▶ _Stated problem_
Restate the data exactly as given and keep the pictures out.

▶ _Data segment_
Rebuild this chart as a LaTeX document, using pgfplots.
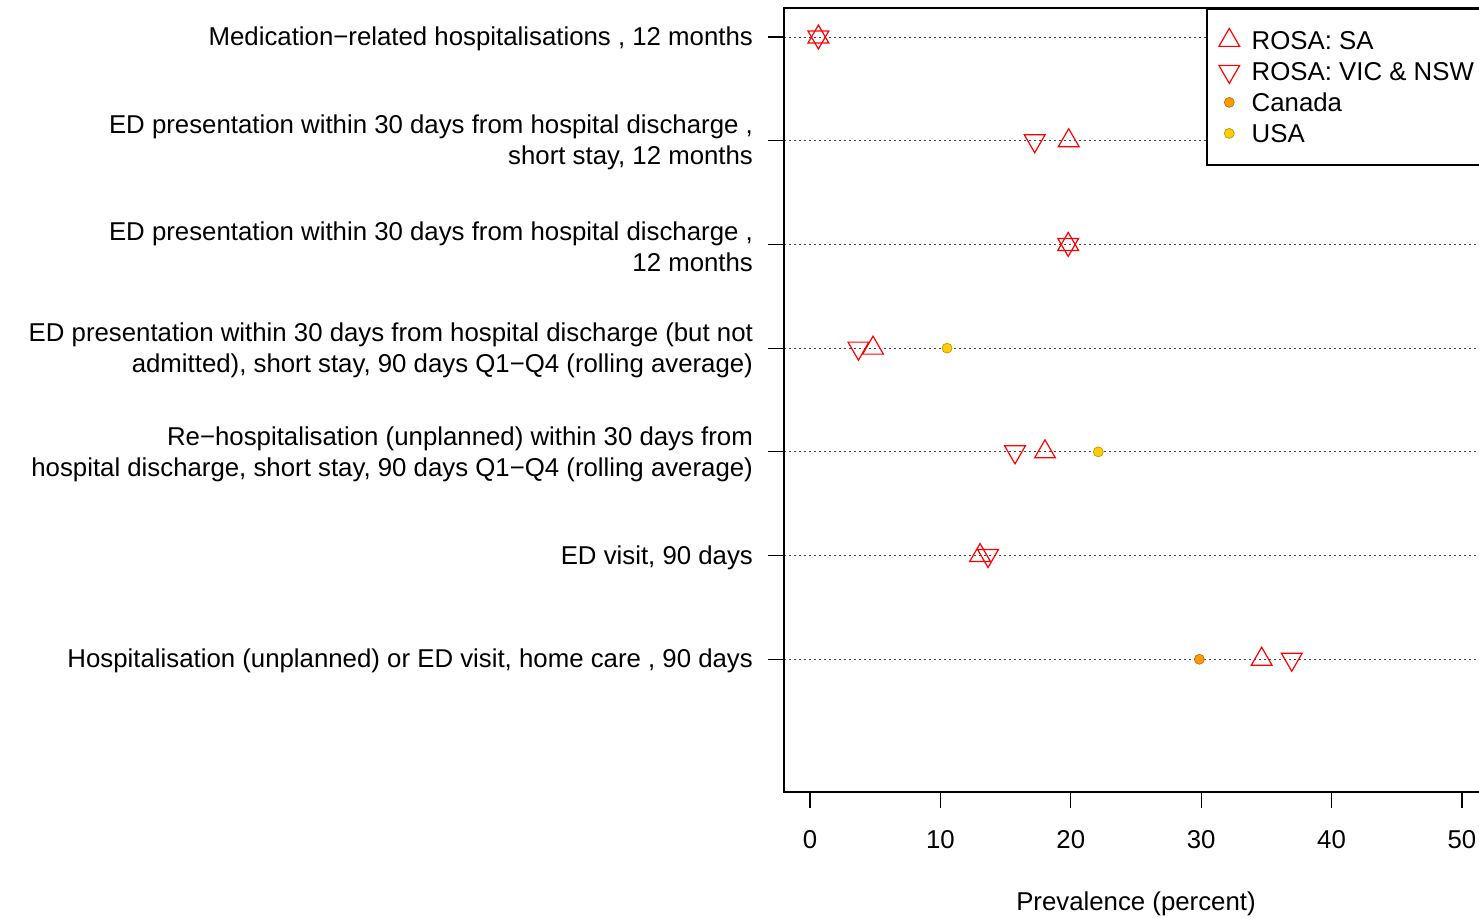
\documentclass[border=0pt]{standalone}
\usepackage{fontspec}
\setmainfont{Liberation Sans}
\usepackage{pgfplots}
\pgfplotsset{compat=1.18}
\definecolor{canada}{RGB}{255,153,0}
\definecolor{usa}{RGB}{255,204,0}
\begin{document}
\begin{tikzpicture}
\useasboundingbox (0,0) rectangle (739.5pt,458.5pt);
\clip (0,0) rectangle (739.5pt,458.5pt);
\begin{axis}[
  at={(392pt,62.5pt)}, anchor=south west,
  width=352pt, height=392pt, scale only axis,
  xmin=-2, xmax=52, ymin=-0.28, ymax=7.28,
  xtick={0,10,20,30,40,50},
  ytick={1,2,3,4,5,6,7},
  yticklabels={
    {Hospitalisation (unplanned) or ED visit, home care , 90 days},
    {ED visit, 90 days},
    {Re−hospitalisation (unplanned) within 30 days from\\hospital discharge, short stay, 90 days Q1−Q4 (rolling average)},
    {ED presentation within 30 days from hospital discharge (but not\\admitted), short stay, 90 days Q1−Q4 (rolling average)},
    {ED presentation within 30 days from hospital discharge ,\\12 months},
    {ED presentation within 30 days from hospital discharge ,\\short stay, 12 months},
    {Medication−related hospitalisations , 12 months}},
  tick pos=left,
  tick align=outside,
  major tick length=8pt,
  tick style={black, line width=0.6pt},
  axis line style={line width=0.9pt},
  ymajorgrids,
  grid style={black!75, line width=0.5pt, dash pattern=on 1pt off 1.5pt},
  /pgf/number format/assume math mode=true,
  tick label style={font=\fontsize{12.9}{15.5}\selectfont},
  yticklabel style={align=right, xshift=-4pt, yshift=-1pt},
  xticklabel style={yshift=-7.5pt},
  xlabel={Prevalence (percent)},
  xlabel style={font=\fontsize{12.9}{14}\selectfont, at={(axis description cs:0.5,0)}, anchor=center, yshift=-56pt},
  legend style={at={(axis cs:30.37,7.28)}, anchor=north west, draw=black, line width=0.9pt,
    font=\fontsize{12.9}{14}\selectfont, row sep=0pt, inner ysep=8pt, inner xsep=6pt,
    nodes={text height=10.5pt, text depth=1pt, inner xsep=6pt},
    legend cell align=left},
  legend image code/.code={\draw[mark repeat=2,mark phase=2,#1] plot coordinates {(0pt,0pt)(5.5pt,0pt)(11pt,0pt)};},
]
\addplot[only marks, red, mark=triangle, mark size=6pt, mark options={line width=0.6pt}]
  coordinates {(0.64,7) (19.84,6) (19.8,5) (4.83,4) (18.02,3) (13.04,2) (34.64,1)};
\addlegendentry{ROSA: SA}
\addplot[only marks, red, mark=triangle, mark size=6pt, mark options={line width=0.6pt, rotate=180}]
  coordinates {(0.64,7) (17.23,6) (19.8,5) (3.71,4) (15.72,3) (13.65,2) (36.95,1)};
\addlegendentry{ROSA: VIC \& NSW}
\addplot[only marks, mark=*, mark size=2.5pt, mark options={fill=canada, draw=canada!70!black, line width=0.3pt}]
  coordinates {(29.86,1)};
\addlegendentry{Canada}
\addplot[only marks, mark=*, mark size=2.5pt, mark options={fill=usa, draw=usa!70!black, line width=0.3pt}]
  coordinates {(10.51,4) (22.11,3)};
\addlegendentry{USA}
\end{axis}
\end{tikzpicture}
\end{document}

▶ _Final result_
Rebuild this chart as a LaTeX document, using pgfplots.
\documentclass[border=0pt]{standalone}
\usepackage{fontspec}
\setmainfont{Liberation Sans}
\usepackage{pgfplots}
\pgfplotsset{compat=1.18}
\definecolor{canada}{RGB}{255,153,0}
\definecolor{usa}{RGB}{255,204,0}
\begin{document}
\begin{tikzpicture}
\useasboundingbox (0,0) rectangle (739.5pt,458.5pt);
\clip (0,0) rectangle (739.5pt,458.5pt);
\begin{axis}[
  at={(392pt,62.5pt)}, anchor=south west,
  width=352pt, height=392pt, scale only axis,
  xmin=-2, xmax=52, ymin=-0.28, ymax=7.28,
  xtick={0,10,20,30,40,50},
  ytick={1,2,3,4,5,6,7},
  yticklabels={
    {Hospitalisation (unplanned) or ED visit, home care , 90 days},
    {ED visit, 90 days},
    {Re−hospitalisation (unplanned) within 30 days from\\hospital discharge, short stay, 90 days Q1−Q4 (rolling average)},
    {ED presentation within 30 days from hospital discharge (but not\\admitted), short stay, 90 days Q1−Q4 (rolling average)},
    {ED presentation within 30 days from hospital discharge ,\\12 months},
    {ED presentation within 30 days from hospital discharge ,\\short stay, 12 months},
    {Medication−related hospitalisations , 12 months}},
  tick pos=left,
  tick align=outside,
  major tick length=8pt,
  tick style={black, line width=0.6pt},
  axis line style={line width=0.9pt},
  ymajorgrids,
  grid style={black!75, line width=0.5pt, dash pattern=on 1pt off 1.5pt},
  /pgf/number format/assume math mode=true,
  tick label style={font=\fontsize{12.9}{15.5}\selectfont},
  yticklabel style={align=right, xshift=-4pt, yshift=-1pt},
  xticklabel style={yshift=-7.5pt},
  xlabel={Prevalence (percent)},
  xlabel style={font=\fontsize{12.9}{14}\selectfont, at={(axis description cs:0.5,0)}, anchor=center, yshift=-56pt},
  legend style={at={(axis cs:30.37,7.28)}, anchor=north west, draw=black, line width=0.9pt,
    font=\fontsize{12.9}{14}\selectfont, row sep=0pt, inner ysep=8pt, inner xsep=6pt,
    nodes={text height=10.5pt, text depth=1pt, inner xsep=6pt},
    legend cell align=left},
  legend image code/.code={\draw[mark repeat=2,mark phase=2,#1] plot coordinates {(0pt,0pt)(5.5pt,0pt)(11pt,0pt)};},
]
\addplot[only marks, red, mark=triangle, mark size=6pt, mark options={line width=0.6pt}]
  coordinates {(0.64,7) (19.84,6) (19.8,5) (4.83,4) (18.02,3) (13.04,2) (34.64,1)};
\addlegendentry{ROSA: SA}
\addplot[only marks, red, mark=triangle, mark size=6pt, mark options={line width=0.6pt, rotate=180}]
  coordinates {(0.64,7) (17.23,6) (19.8,5) (3.71,4) (15.72,3) (13.65,2) (36.95,1)};
\addlegendentry{ROSA: VIC \& NSW}
\addplot[only marks, mark=*, mark size=2.5pt, mark options={fill=canada, draw=canada!70!black, line width=0.3pt}]
  coordinates {(29.86,1)};
\addlegendentry{Canada}
\addplot[only marks, mark=*, mark size=2.5pt, mark options={fill=usa, draw=usa!70!black, line width=0.3pt}]
  coordinates {(10.51,4) (22.11,3)};
\addlegendentry{USA}
\end{axis}
\end{tikzpicture}
\end{document}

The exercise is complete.